**TO DO**. Retype only what runs from the first line of the listing to the line holding "const yTicks = [0, 1, 2, 3, 4, 5];", both included. Do not retype the pictures.

%%

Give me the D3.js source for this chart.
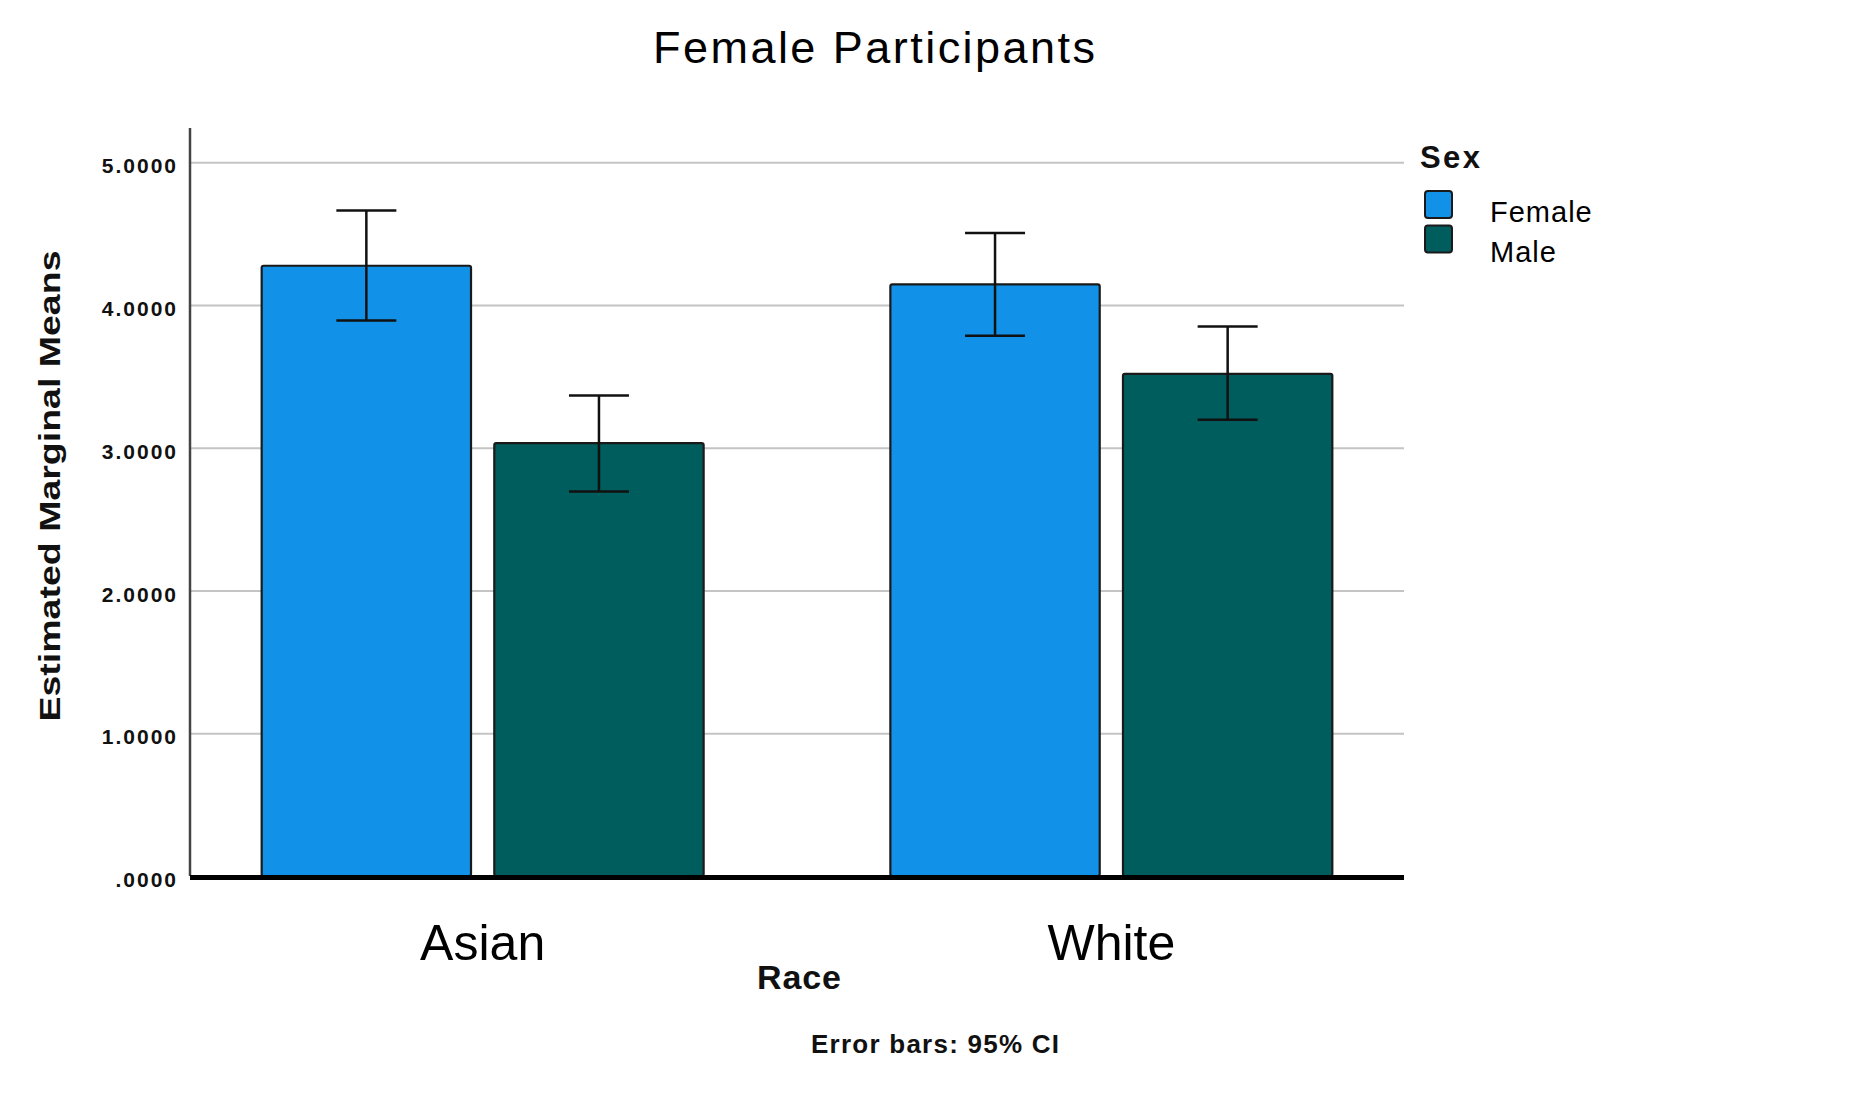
<!DOCTYPE html>
<html>
<head>
<meta charset="utf-8">
<script src="https://cdn.jsdelivr.net/npm/d3@7"></script>
<style>
    body { margin: 0; background: #fff; }
    #chart { width: 1872px; height: 1103px; }
    text { font-family: "Liberation Sans", Arial, sans-serif; }
</style>
</head>
<body>
<div id="chart"></div>
<script>
// chart data
const races = ["Asian", "White"];
const sexes = ["Female", "Male"];
const meanFemale = [4.275, 4.144];
const meanMale = [3.032, 3.518];
const ciLowFemale = [3.891, 3.784];
const ciHighFemale = [4.662, 4.504];
const ciLowMale = [2.693, 3.196];
const ciHighMale = [3.366, 3.849];
const yTicks = [0, 1, 2, 3, 4, 5];

const sexColors = ["#1192e8", "#005d5d"];


class MeansBarVis {

    constructor(parentElement){
        this.parentElement = parentElement;
        this.displayData = [];

        this.initVis()
    }

    initVis(){
        let vis = this;

        vis.width = 1872;
        vis.height = 1103;
        vis.plot = {left: 190, right: 1404, top: 128, bottom: 876};

        vis.svg = d3.select("#" + vis.parentElement).append("svg")
            .attr("width", vis.width)
            .attr("height", vis.height);

        // scales
        vis.x0 = d3.scaleBand()
            .domain(races)
            .range([vis.plot.left, vis.plot.right])
            .paddingInner(0.297)
            .paddingOuter(0.114);

        vis.x1 = d3.scaleBand()
            .domain(sexes)
            .range([0, vis.x0.bandwidth()])
            .paddingInner(0.1);

        vis.y = d3.scaleLinear()
            .domain([0, 5.24])
            .range([vis.plot.bottom, vis.plot.top]);

        vis.color = d3.scaleOrdinal()
            .domain(sexes)
            .range(sexColors);

        // gridlines
        vis.svg.append("g")
            .attr("class", "grid")
            .attr("transform", `translate(${vis.plot.left},0)`)
            .call(d3.axisLeft(vis.y).tickValues(yTicks.slice(1))
                .tickSize(-(vis.plot.right - vis.plot.left)).tickFormat(""))
            .call(g => g.select(".domain").remove())
            .call(g => g.selectAll("line").attr("stroke", "#c4c4c4").attr("stroke-width", 2));

        // y tick labels
        vis.svg.append("g")
            .attr("class", "y-axis axis")
            .attr("transform", `translate(${vis.plot.left},0)`)
            .call(d3.axisLeft(vis.y).tickValues(yTicks).tickSize(0).tickPadding(12)
                .tickFormat(d => d === 0 ? ".0000" : d.toFixed(4)))
            .call(g => g.select(".domain").remove())
            .call(g => g.selectAll("text")
                .attr("dy", "0.5em")
                .style("font-family", "'Liberation Sans', Arial, sans-serif")
                .style("font-size", "21px")
                .style("font-weight", "bold")
                .style("letter-spacing", "2px")
                .attr("fill", "#111"));

        // y axis line
        vis.svg.append("line")
            .attr("x1", vis.plot.left).attr("x2", vis.plot.left)
            .attr("y1", vis.plot.top).attr("y2", vis.y(0))
            .attr("stroke", "#444")
            .attr("stroke-width", 2.5);

        vis.wrangleData();
    }

    wrangleData(){
        let vis = this;

        vis.displayData = races.map((race, i) => ({
            race: race,
            values: [
                {sex: "Female", mean: meanFemale[i], lo: ciLowFemale[i], hi: ciHighFemale[i]},
                {sex: "Male", mean: meanMale[i], lo: ciLowMale[i], hi: ciHighMale[i]}
            ]
        }));

        vis.updateVis()
    }

    updateVis(){
        let vis = this;
        let capHalf = 30;

        let groups = vis.svg.selectAll(".race-group")
            .data(vis.displayData)
            .enter().append("g")
            .attr("class", "race-group")
            .attr("transform", d => `translate(${vis.x0(d.race)},0)`);

        // bars
        groups.selectAll(".bars")
            .data(d => d.values)
            .enter().append("rect")
            .attr("class", "bars")
            .attr("x", d => vis.x1(d.sex))
            .attr("y", d => vis.y(d.mean))
            .attr("width", vis.x1.bandwidth())
            .attr("height", d => vis.y(0) - vis.y(d.mean))
            .attr("rx", 2)
            .attr("fill", d => vis.color(d.sex))
            .attr("stroke", "#1a1a1a")
            .attr("stroke-width", 2.2);

        // error bars
        let err = groups.selectAll(".err")
            .data(d => d.values)
            .enter().append("g")
            .attr("class", "err")
            .attr("transform", d => `translate(${vis.x1(d.sex) + vis.x1.bandwidth() / 2},0)`)
            .attr("stroke", "#111")
            .attr("stroke-width", 2.5);

        err.append("line")
            .attr("y1", d => vis.y(d.lo))
            .attr("y2", d => vis.y(d.hi));
        err.append("line")
            .attr("x1", -capHalf).attr("x2", capHalf)
            .attr("y1", d => vis.y(d.hi)).attr("y2", d => vis.y(d.hi));
        err.append("line")
            .attr("x1", -capHalf).attr("x2", capHalf)
            .attr("y1", d => vis.y(d.lo)).attr("y2", d => vis.y(d.lo));

        // baseline
        vis.svg.append("line")
            .attr("x1", vis.plot.left).attr("x2", vis.plot.right)
            .attr("y1", vis.y(0) + 1.5).attr("y2", vis.y(0) + 1.5)
            .attr("stroke", "#000")
            .attr("stroke-width", 5);

        // category labels
        vis.svg.selectAll(".race-label")
            .data(races)
            .enter().append("text")
            .attr("class", "race-label")
            .attr("x", d => vis.x0(d) + vis.x0.bandwidth() / 2)
            .attr("y", 960)
            .attr("text-anchor", "middle")
            .style("font-size", "50px")
            .attr("fill", "#000")
            .text(d => d);

        // titles
        vis.svg.append("text")
            .attr("x", 874).attr("y", 63)
            .attr("text-anchor", "middle")
            .attr("textLength", 442)
            .style("font-size", "45px")
            .text("Female Participants");

        vis.svg.append("text")
            .attr("transform", "translate(60,486) rotate(-90)")
            .attr("text-anchor", "middle")
            .attr("textLength", 471)
            .attr("lengthAdjust", "spacingAndGlyphs")
            .style("font-size", "29px")
            .style("font-weight", "bold")
            .attr("fill", "#111")
            .text("Estimated Marginal Means");

        vis.svg.append("text")
            .attr("x", 799).attr("y", 989)
            .attr("text-anchor", "middle")
            .attr("textLength", 84)
            .style("font-size", "34px")
            .style("font-weight", "bold")
            .attr("fill", "#111")
            .text("Race");

        vis.svg.append("text")
            .attr("x", 935).attr("y", 1053)
            .attr("text-anchor", "middle")
            .attr("textLength", 248)
            .style("font-size", "26px")
            .style("font-weight", "bold")
            .attr("fill", "#111")
            .text("Error bars: 95% CI");

        // legend
        let legend = vis.svg.append("g")
            .attr("class", "legend");

        legend.append("text")
            .attr("x", 1420).attr("y", 168)
            .attr("textLength", 60)
            .style("font-size", "31px")
            .style("font-weight", "bold")
            .attr("fill", "#111")
            .text("Sex");

        let items = legend.selectAll(".legend-item")
            .data(sexes)
            .enter().append("g")
            .attr("class", "legend-item")
            .attr("transform", (d, i) => `translate(1425,${191 + i * 34.5})`);

        items.append("rect")
            .attr("width", 27).attr("height", 27)
            .attr("rx", 3)
            .attr("fill", d => vis.color(d))
            .attr("stroke", "#1a1a1a")
            .attr("stroke-width", 2);

        items.append("text")
            .attr("x", 65).attr("y", (d, i) => 31 + i * 5.5)
            .style("font-size", "29px")
            .style("letter-spacing", "1px")
            .attr("fill", "#000")
            .text(d => d);
    }

}

let meansVis = new MeansBarVis("chart");
</script>
</body>
</html>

%%

**FULL RESPONSE**.
Give me the D3.js source for this chart.
<!DOCTYPE html>
<html>
<head>
<meta charset="utf-8">
<script src="https://cdn.jsdelivr.net/npm/d3@7"></script>
<style>
    body { margin: 0; background: #fff; }
    #chart { width: 1872px; height: 1103px; }
    text { font-family: "Liberation Sans", Arial, sans-serif; }
</style>
</head>
<body>
<div id="chart"></div>
<script>
// chart data
const races = ["Asian", "White"];
const sexes = ["Female", "Male"];
const meanFemale = [4.275, 4.144];
const meanMale = [3.032, 3.518];
const ciLowFemale = [3.891, 3.784];
const ciHighFemale = [4.662, 4.504];
const ciLowMale = [2.693, 3.196];
const ciHighMale = [3.366, 3.849];
const yTicks = [0, 1, 2, 3, 4, 5];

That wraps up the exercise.